_WORK REQUIRED_: Set down each line of the material that follows, exactly, with no pictures.
++++++++
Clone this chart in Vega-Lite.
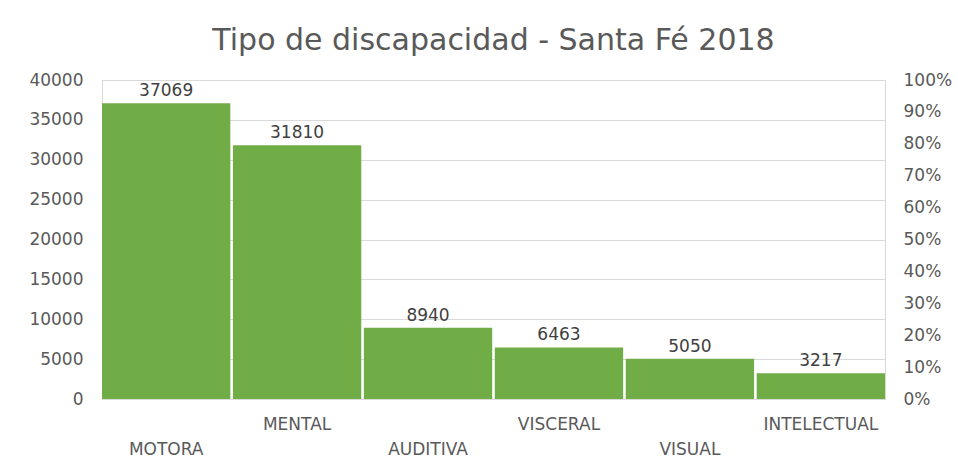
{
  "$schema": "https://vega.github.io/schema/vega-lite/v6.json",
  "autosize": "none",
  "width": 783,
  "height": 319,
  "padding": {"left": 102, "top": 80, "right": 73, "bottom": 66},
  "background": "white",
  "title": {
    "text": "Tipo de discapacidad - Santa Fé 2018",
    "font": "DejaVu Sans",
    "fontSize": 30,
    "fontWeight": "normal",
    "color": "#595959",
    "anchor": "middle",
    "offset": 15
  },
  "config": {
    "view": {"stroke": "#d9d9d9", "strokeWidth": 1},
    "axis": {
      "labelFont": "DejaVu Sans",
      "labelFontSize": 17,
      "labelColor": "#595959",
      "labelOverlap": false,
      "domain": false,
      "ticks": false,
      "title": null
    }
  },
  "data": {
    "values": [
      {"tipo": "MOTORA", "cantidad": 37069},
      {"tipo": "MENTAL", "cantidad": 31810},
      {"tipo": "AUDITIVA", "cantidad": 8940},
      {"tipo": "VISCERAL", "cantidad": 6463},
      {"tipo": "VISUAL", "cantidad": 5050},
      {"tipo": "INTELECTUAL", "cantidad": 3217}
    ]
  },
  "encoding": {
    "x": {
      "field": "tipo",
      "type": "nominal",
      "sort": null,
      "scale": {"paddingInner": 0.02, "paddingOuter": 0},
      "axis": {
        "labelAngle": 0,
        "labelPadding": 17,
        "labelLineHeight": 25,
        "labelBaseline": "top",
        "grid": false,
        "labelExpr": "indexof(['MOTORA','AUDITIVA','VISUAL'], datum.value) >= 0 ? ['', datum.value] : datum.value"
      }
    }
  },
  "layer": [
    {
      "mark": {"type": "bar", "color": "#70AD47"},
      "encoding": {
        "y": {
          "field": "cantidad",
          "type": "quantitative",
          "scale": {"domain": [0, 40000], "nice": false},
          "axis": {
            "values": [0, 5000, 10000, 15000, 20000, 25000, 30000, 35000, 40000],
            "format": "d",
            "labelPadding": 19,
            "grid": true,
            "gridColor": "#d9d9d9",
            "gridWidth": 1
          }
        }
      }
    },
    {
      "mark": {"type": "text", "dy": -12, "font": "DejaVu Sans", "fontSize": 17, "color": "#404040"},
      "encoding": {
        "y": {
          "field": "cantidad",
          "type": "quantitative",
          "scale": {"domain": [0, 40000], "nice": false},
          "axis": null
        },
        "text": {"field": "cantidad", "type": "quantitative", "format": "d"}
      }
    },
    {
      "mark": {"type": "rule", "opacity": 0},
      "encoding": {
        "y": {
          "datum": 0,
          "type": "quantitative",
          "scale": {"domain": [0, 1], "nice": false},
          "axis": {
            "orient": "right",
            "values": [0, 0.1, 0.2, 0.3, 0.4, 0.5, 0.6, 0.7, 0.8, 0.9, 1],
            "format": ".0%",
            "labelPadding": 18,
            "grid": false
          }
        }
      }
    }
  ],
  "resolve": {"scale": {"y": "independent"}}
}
++++++++
_SOLVED PROBLEM_:
Clone this chart in Vega-Lite.
{
  "$schema": "https://vega.github.io/schema/vega-lite/v6.json",
  "autosize": "none",
  "width": 783,
  "height": 319,
  "padding": {"left": 102, "top": 80, "right": 73, "bottom": 66},
  "background": "white",
  "title": {
    "text": "Tipo de discapacidad - Santa Fé 2018",
    "font": "DejaVu Sans",
    "fontSize": 30,
    "fontWeight": "normal",
    "color": "#595959",
    "anchor": "middle",
    "offset": 15
  },
  "config": {
    "view": {"stroke": "#d9d9d9", "strokeWidth": 1},
    "axis": {
      "labelFont": "DejaVu Sans",
      "labelFontSize": 17,
      "labelColor": "#595959",
      "labelOverlap": false,
      "domain": false,
      "ticks": false,
      "title": null
    }
  },
  "data": {
    "values": [
      {"tipo": "MOTORA", "cantidad": 37069},
      {"tipo": "MENTAL", "cantidad": 31810},
      {"tipo": "AUDITIVA", "cantidad": 8940},
      {"tipo": "VISCERAL", "cantidad": 6463},
      {"tipo": "VISUAL", "cantidad": 5050},
      {"tipo": "INTELECTUAL", "cantidad": 3217}
    ]
  },
  "encoding": {
    "x": {
      "field": "tipo",
      "type": "nominal",
      "sort": null,
      "scale": {"paddingInner": 0.02, "paddingOuter": 0},
      "axis": {
        "labelAngle": 0,
        "labelPadding": 17,
        "labelLineHeight": 25,
        "labelBaseline": "top",
        "grid": false,
        "labelExpr": "indexof(['MOTORA','AUDITIVA','VISUAL'], datum.value) >= 0 ? ['', datum.value] : datum.value"
      }
    }
  },
  "layer": [
    {
      "mark": {"type": "bar", "color": "#70AD47"},
      "encoding": {
        "y": {
          "field": "cantidad",
          "type": "quantitative",
          "scale": {"domain": [0, 40000], "nice": false},
          "axis": {
            "values": [0, 5000, 10000, 15000, 20000, 25000, 30000, 35000, 40000],
            "format": "d",
            "labelPadding": 19,
            "grid": true,
            "gridColor": "#d9d9d9",
            "gridWidth": 1
          }
        }
      }
    },
    {
      "mark": {"type": "text", "dy": -12, "font": "DejaVu Sans", "fontSize": 17, "color": "#404040"},
      "encoding": {
        "y": {
          "field": "cantidad",
          "type": "quantitative",
          "scale": {"domain": [0, 40000], "nice": false},
          "axis": null
        },
        "text": {"field": "cantidad", "type": "quantitative", "format": "d"}
      }
    },
    {
      "mark": {"type": "rule", "opacity": 0},
      "encoding": {
        "y": {
          "datum": 0,
          "type": "quantitative",
          "scale": {"domain": [0, 1], "nice": false},
          "axis": {
            "orient": "right",
            "values": [0, 0.1, 0.2, 0.3, 0.4, 0.5, 0.6, 0.7, 0.8, 0.9, 1],
            "format": ".0%",
            "labelPadding": 18,
            "grid": false
          }
        }
      }
    }
  ],
  "resolve": {"scale": {"y": "independent"}}
}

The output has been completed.